No Responses to “I Received A Message On I Winn Skype Lottery 2012, 870000 Great Britain Pounds,it Is True Or Fake?”

  1. ? says:

    Absolutely fake.

  2. advanced phantom says:

    Ask this question in skype community. Only there you can get the right information. And if you really won the lottery, then Congrats.

  3. Kuku Kajoob ♫ says:

    44-70 is Nigerian Scammers
    Its not a UK number..its a roving mobile number
    Most often used by Nigerians
    See Lottery scams.http://en.wikipedia.org/wiki/Nigerian_Sc…
    Even so.. there is no big money that comes your way on emails
    You cannot win a lottery you never entered
    Legal people contact you in person.
    They dont email you—you say thanks–then
    they send you thousands of dollars.

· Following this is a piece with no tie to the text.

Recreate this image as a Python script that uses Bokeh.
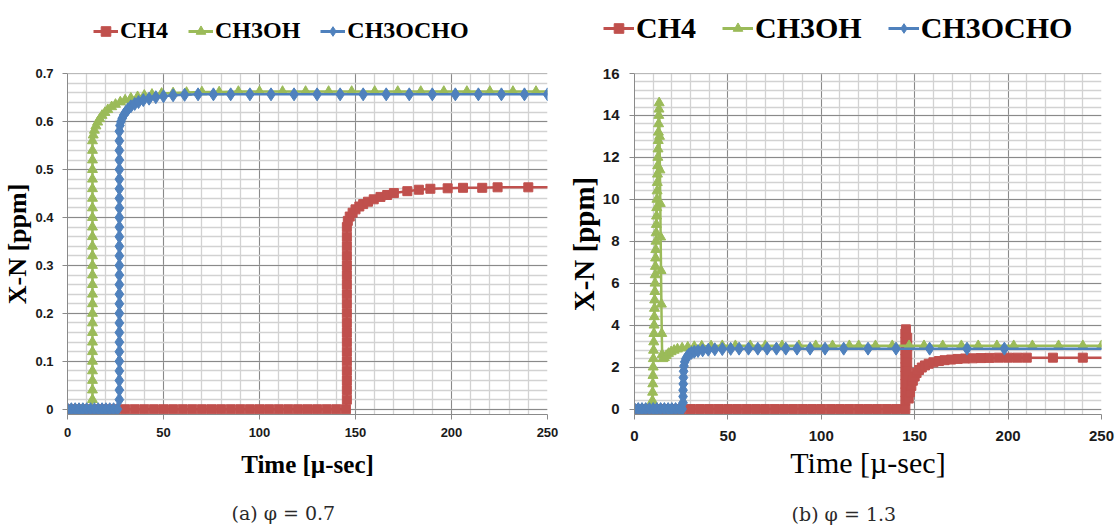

Life doesnt work like that.
    They will have you send fees to get the money and then they steal
    your money.

  4. Buffy Staffordshire says:

    100% scam.
    There is no lottery.
    There is no Yahoo, Skype, Facebook, Nokia, Shell, BBC, Google, Coca-Cola, MSN, Microsoft, BMW or any other company in the entire world that sponsors a lottery that notifies winners via email, phone call or text.
    There is only a scammer trying to steal your hard-earned money.
    The next email will be from another of the scammer’s fake names and free email addresses pretending to be the “lottery official” and will demand you pay for made-up fees and taxes, in cash, and only by Western Union or moneygram.
    Western Union and moneygram do not verify anything on the form the sender fills out, not the name, not the street address, not the country, not even the gender of the receiver, it all means absolutely nothing. The clerk will not bother to check ID and will simply hand off your cash to whomever walks in the door with the MTCN# and question/answer. Neither company will tell the sender who picked up the cash, at what store location or even in what country your money walked out the door. Neither company has any kind of refund policy, money sent is money gone forever.
    Now that you have responded to a scammer, you are on his ‘potential sucker’ list, he will try again to separate you from your cash. He will send you more emails from his other free email addresses using another of his fake names with all kinds of stories of great jobs, lottery winnings, millions in the bank and desperate, lonely, sexy singles. He will sell your email address to all his scamming buddies who will also send you dozens of fake emails all with the exact same goal, you sending them your cash via Western Union or moneygram.
    You could post up the email address and the emails themselves that the scammer is using, it will help make your post more googlable for other suspicious potential victims to find when looking for information.
    Do you know how to check the header of a received email? If not, you could google for information. Being able to read the header to determine the geographic location an email originated from will help you weed out the most obvious scams and scammers. Then delete and block that scammer. Don’t bother to tell him that you know he is a scammer, it isn’t worth your effort. He has one job in life, convincing victims to send him their hard-earned cash.
    Whenever suspicious or just plain curious, google everything, website addresses, names used, companies mentioned, phone numbers given, all email addresses, even partial sentences from the emails as you might be unpleasantly surprised at what you find already posted online. You can also post/ask here and every scam-warner-anti-fraud-busting site you can find before taking a chance and losing money to a scammer.
    If you google “fake yahoo lottery”, “lotto Western Union fraud” or something similar, you will find hundreds of posts of victims and near-victims of this type of scam.